Dérèglement climatique : la responsabilité occidentale dans les pays pauvres
L’enjeu de l’adaptation au réchauffement climatique place les Etats les plus riches face à des responsabilités nouvelles. Ces pays portent une responsabilité particulière dans ce dérèglement après quelque deux siècles de développement économique.(Le Monde)
Le Pakistan a souvent mauvaise presse dans les pays occidentaux. Accès d’extrémisme religieux, système politique dysfonctionnel, menaces de défaut sur la dette extérieure sur le modèle funeste du Sri Lanka : le tableau était déjà alarmant avant les inondations dévastatrices dont le pays a été la victime au cours des dernières semaines.
Ce désastre, qui a frappé notamment la grande province du Sind, a entraîné la mort d’au moins un millier de personnes. Les dégâts subis par les infrastructures se chiffreront en milliards de dollars. Cette situation dramatique doit être considérée pour ce qu’elle est : une préfiguration parmi bien d’autres des bouleversements à venir entraînés par le dérèglement climatique. Les pays les plus instables, politiquement et économiquement, y seront malheureusement les plus exposés.

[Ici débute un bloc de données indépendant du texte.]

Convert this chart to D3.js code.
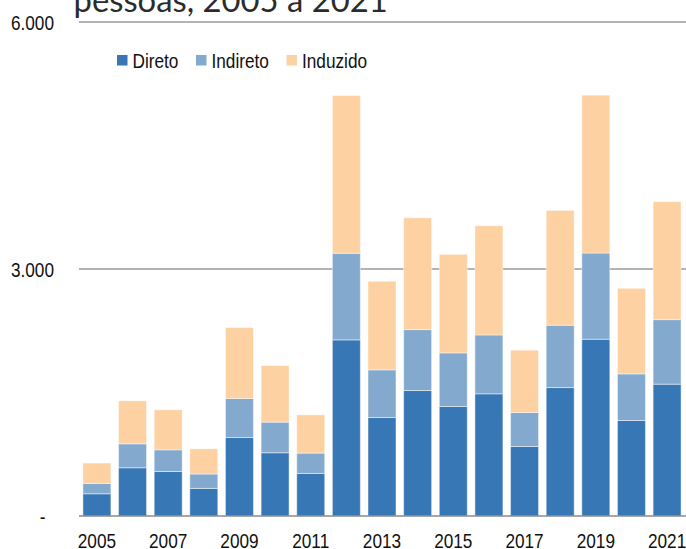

De fait, l’aide dont le Pakistan a cruellement besoin n’a plus guère à voir avec celle habituellement mobilisée pour répondre à une catastrophe naturelle. Il ne s’agit plus seulement aujourd’hui de secours ponctuels avant un retour à la normale. Outre l’aide d’urgence, toujours indispensable, et l’attention portée à la situation alimentaire, qui pourrait se tendre sur place bien après le reflux des eaux, du fait de la destruction de centaines de milliers d’hectares de cultures, il faudrait aussi permettre au pays de se préparer à encaisser des chocs similaires à venir, alimentés par le même réchauffement climatique.
L’enjeu dépasse de beaucoup le seul Pakistan. Il est immense et place les pays les plus riches face à des responsabilités nouvelles. Pour une bonne partie du Sud global, ces pays portent en effet une responsabilité particulière dans ce dérèglement du fait de près de deux siècles d’un développement économique marqué par l’essor de l’industrie.
D’une conférence sur le climat à l’autre, les plus riches prennent des engagements en matière de financement de cette adaptation des plus pauvres au défi climatique qu’ils sont loin de tenir. Ils ont pourtant tout intérêt à réinventer ce soft power dans un contexte géopolitique qui leur est devenu défavorable.
Leur procrastination n’en est certes pas le principal ou unique moteur, loin de là, mais elle contribue, à sa mesure, à creuser le fossé qui sépare l’Ouest du reste (du monde), selon la formule désormais consacrée, que les réactions à l’invasion russe de l’Ukraine ont spectaculairement mis en évidence. A partir d’un cas chimiquement pur de violation des principes fondamentaux dans les relations internationales que sont la souveraineté et l’intangibilité des frontières, l’agression russe a été propice dans de nombreux pays à un relativisme étayé par la dénonciation d’un égoïsme occidental.s
L’accueil par les pays européens des réfugiés ukrainiens, opposé à l’hostilité à laquelle se heurtent les migrants chassés par les guerres ou les dictatures venus d’autres continents, est pour ce Sud global une illustration d’un deux poids deux mesures qui mine la crédibilité occidentale.
Cette mise en cause est évidemment perpétuée par les puissances telles que la Chine et la Russie qui entretiennent la thèse d’un Occident en proie au déclin. Ces dernières ont avancé sans vergogne leurs pions au cours de la dernière décennie, notamment en Afrique, au risque de précipiter des pays dans le piège du surendettement, selon les contempteurs de la stratégie de Pékin sur le continent, ou en proposant un soutien militaire pour mieux mettre la main sur des ressources naturelles pour Moscou. Le réengagement occidental n’en est que plus impératif.